Start EXERCISE INPUT

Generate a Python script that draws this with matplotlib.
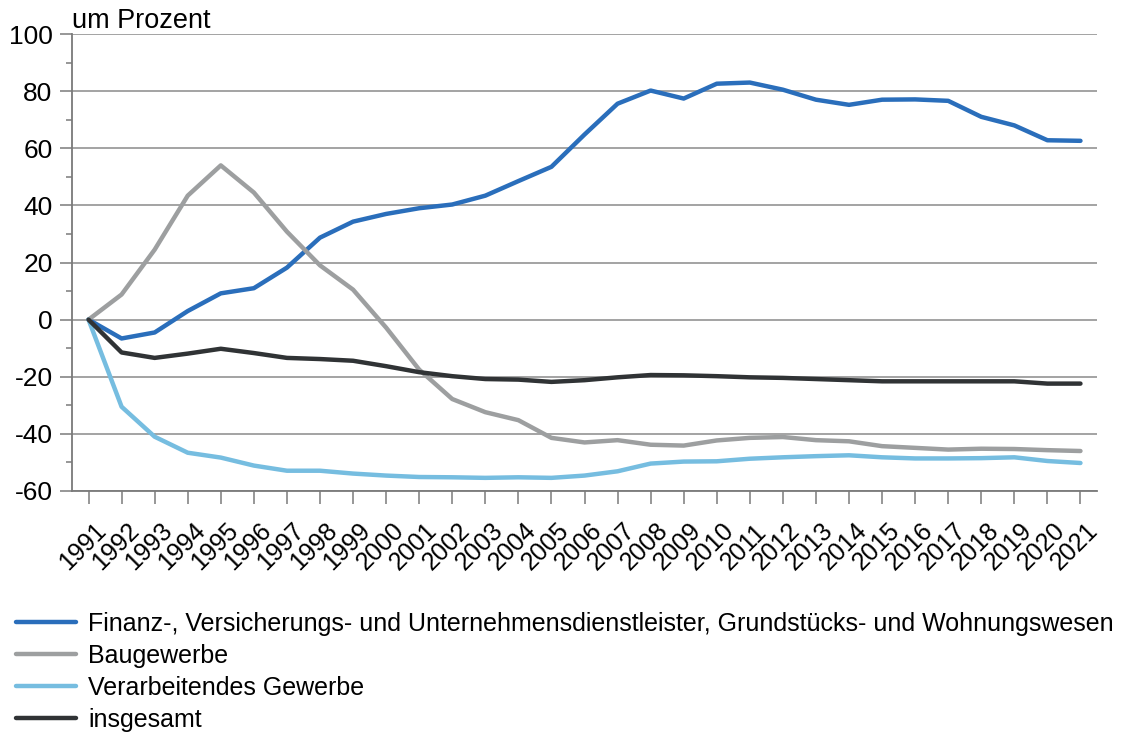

End EXERCISE INPUT
Start EXERCISE INPUT

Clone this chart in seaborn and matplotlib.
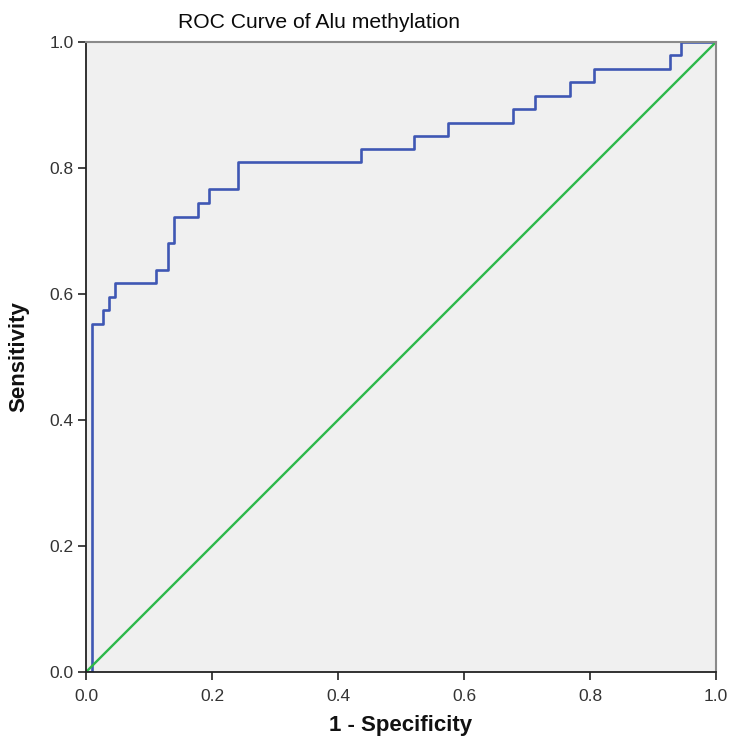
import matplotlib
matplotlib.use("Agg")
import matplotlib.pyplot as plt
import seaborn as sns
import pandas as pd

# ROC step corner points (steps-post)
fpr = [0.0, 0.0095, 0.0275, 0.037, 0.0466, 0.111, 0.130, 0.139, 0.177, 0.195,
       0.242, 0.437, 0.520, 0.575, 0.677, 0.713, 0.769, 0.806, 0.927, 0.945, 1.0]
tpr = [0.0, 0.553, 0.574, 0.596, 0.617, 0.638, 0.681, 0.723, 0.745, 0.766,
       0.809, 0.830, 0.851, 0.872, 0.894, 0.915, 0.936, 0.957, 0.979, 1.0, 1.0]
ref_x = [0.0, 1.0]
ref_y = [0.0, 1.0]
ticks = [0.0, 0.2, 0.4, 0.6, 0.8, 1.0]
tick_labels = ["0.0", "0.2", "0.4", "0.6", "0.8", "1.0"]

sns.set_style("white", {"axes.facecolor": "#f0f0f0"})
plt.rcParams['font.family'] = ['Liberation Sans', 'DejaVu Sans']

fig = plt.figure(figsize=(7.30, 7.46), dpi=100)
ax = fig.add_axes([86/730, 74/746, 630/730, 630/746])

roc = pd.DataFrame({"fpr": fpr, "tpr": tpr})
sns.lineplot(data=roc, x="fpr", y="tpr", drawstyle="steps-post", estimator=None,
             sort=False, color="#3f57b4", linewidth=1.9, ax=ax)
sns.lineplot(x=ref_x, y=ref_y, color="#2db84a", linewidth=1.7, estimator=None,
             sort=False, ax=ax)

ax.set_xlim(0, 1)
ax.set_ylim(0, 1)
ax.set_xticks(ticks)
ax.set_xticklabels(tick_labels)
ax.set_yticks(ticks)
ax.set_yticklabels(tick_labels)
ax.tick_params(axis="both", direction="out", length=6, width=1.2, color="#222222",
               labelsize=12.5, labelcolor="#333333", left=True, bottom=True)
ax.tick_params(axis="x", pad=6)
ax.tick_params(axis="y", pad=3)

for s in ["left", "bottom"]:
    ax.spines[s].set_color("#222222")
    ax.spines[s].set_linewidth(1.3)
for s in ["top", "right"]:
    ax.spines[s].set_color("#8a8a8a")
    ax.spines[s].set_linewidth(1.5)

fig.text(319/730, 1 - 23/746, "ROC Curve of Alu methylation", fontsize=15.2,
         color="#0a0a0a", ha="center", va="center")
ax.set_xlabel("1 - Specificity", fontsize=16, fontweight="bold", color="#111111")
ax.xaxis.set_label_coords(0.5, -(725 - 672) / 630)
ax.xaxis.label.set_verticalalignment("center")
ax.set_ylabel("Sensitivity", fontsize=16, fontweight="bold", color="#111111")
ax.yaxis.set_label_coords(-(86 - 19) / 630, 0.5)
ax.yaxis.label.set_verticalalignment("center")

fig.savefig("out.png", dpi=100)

End EXERCISE INPUT
Start EXERCISE INPUT

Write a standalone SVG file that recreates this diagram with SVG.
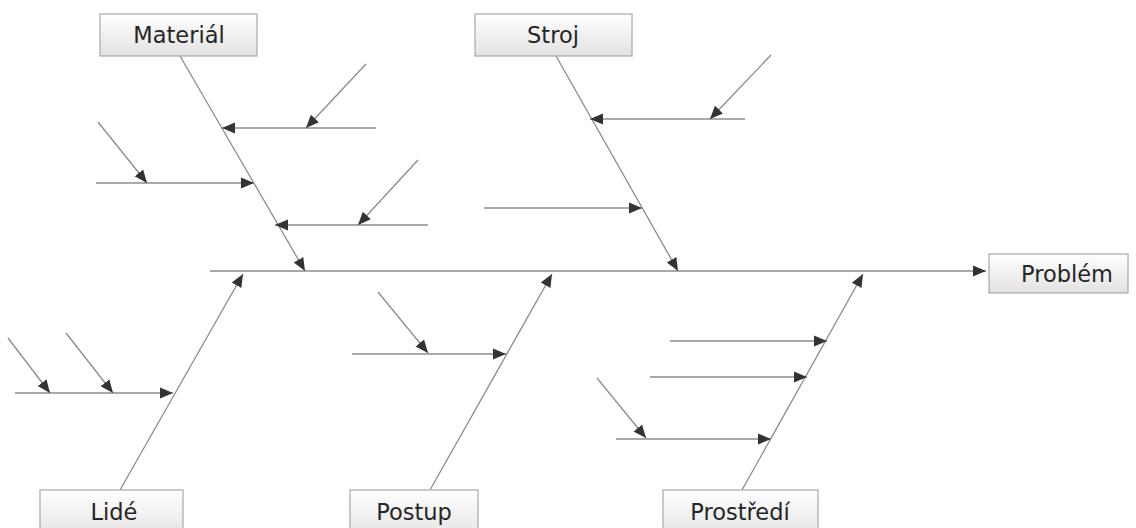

End EXERCISE INPUT

*WHAT YOU SHOULD DO:* The lines to reproduce run from the one above containing "Clone this chart in seaborn and matplotlib." through the one containing "import pandas as pd". Copy them exactly and leave out all pictures.

*SOLUTION:*
Clone this chart in seaborn and matplotlib.
import matplotlib
matplotlib.use("Agg")
import matplotlib.pyplot as plt
import seaborn as sns
import pandas as pd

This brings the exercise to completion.